Hot workability and microstructure evolution of Al–0.2Sc–0.04Zr alloy

Hot deformation behavior of Al–0.2Sc–0.04Zr (wt.%) aluminum alloy was investigated via conducting hot compression tests at temperatures of 440–600 °C and at strain rates, ranging from 0.001 to 5 s−1, at an interval of an order of magnitude. The characteristics of the true stress–strains acquired in the hot compression tests were investigated, and the influence of processing parameters on the microstructure of the deformed samples was observed by using optical microscope and electron back-scattered diffraction (EBSD). Two types of processing maps for Al–0.2Sc–0.04Zr alloy were developed using the Kumar–Prasad (K–P) and Murty–Rao (M–R) instability/stability criteria, respectively. The prediction results of two types of processing maps were examined. Based on the analysis of the M–R processing map and EBSD, a deformation mechanism map covering a wide range of temperature and strain rate was developed. The result shows that the flow stress had a rapid increase to the maximum stress, and subsequently, the flow stress decreases continually to be of steady-state type when the deformation continues on. The M–R criterion can more accurately predict the unstable region than the K–P criterion. The optimum temperature T and strain rate $$ \dot{\varepsilon } $$ combination conditions for Al–0.2Sc–0.04Zr alloy are T = 520–560 °C, $$ \dot{\varepsilon } $$ = 10−3 s−1 or $$ \dot{\varepsilon } $$ = 0.1–5 s−1. The microstructure evolution dominated by the predominant or complete dynamic recrystallization can be acquired by deformation at the combination conditions. However, it is dominated mainly by dynamic recovery at lower temperatures (T 520 °C).
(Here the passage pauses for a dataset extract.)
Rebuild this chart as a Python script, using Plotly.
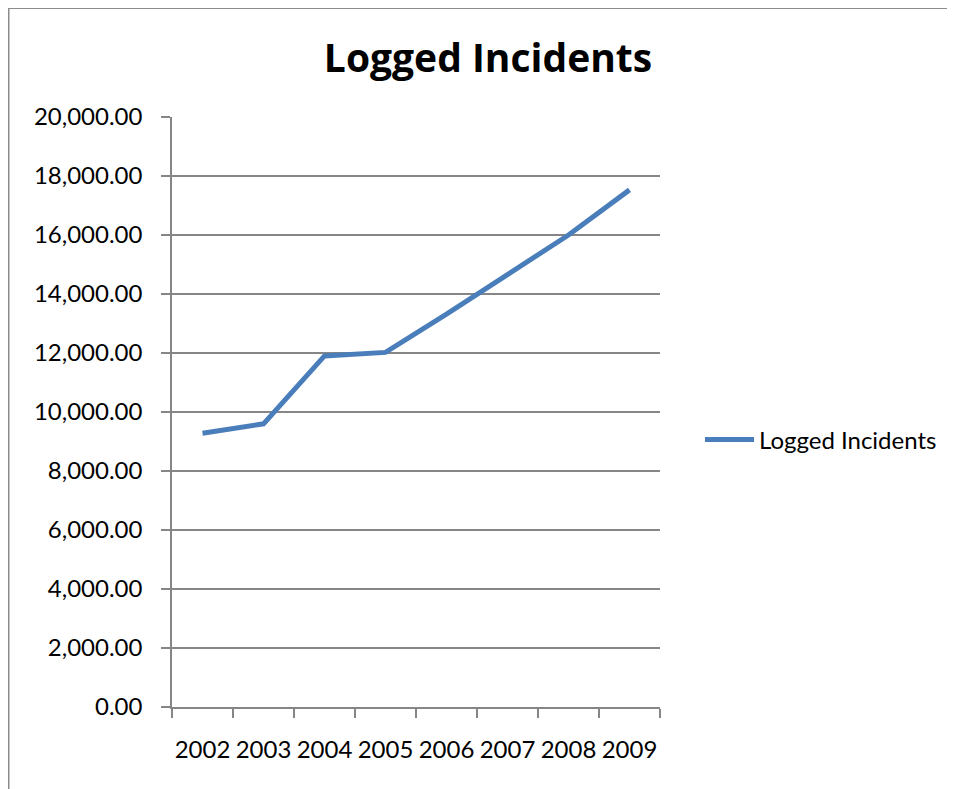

In addition, the microstructure of specimen deformed at 600 °C shows a growing and coarse trend. Moreover, the nano-dimension precipitate particles of Al3(Sc,Zr) are uniformly distributed throughout Al matrix. The efficiency parameter η value of Al–0.2Sc–0.04Zr alloy in processing maps is smaller in comparison with that in pure aluminum, and it could be attributed to these nano-dimension particles.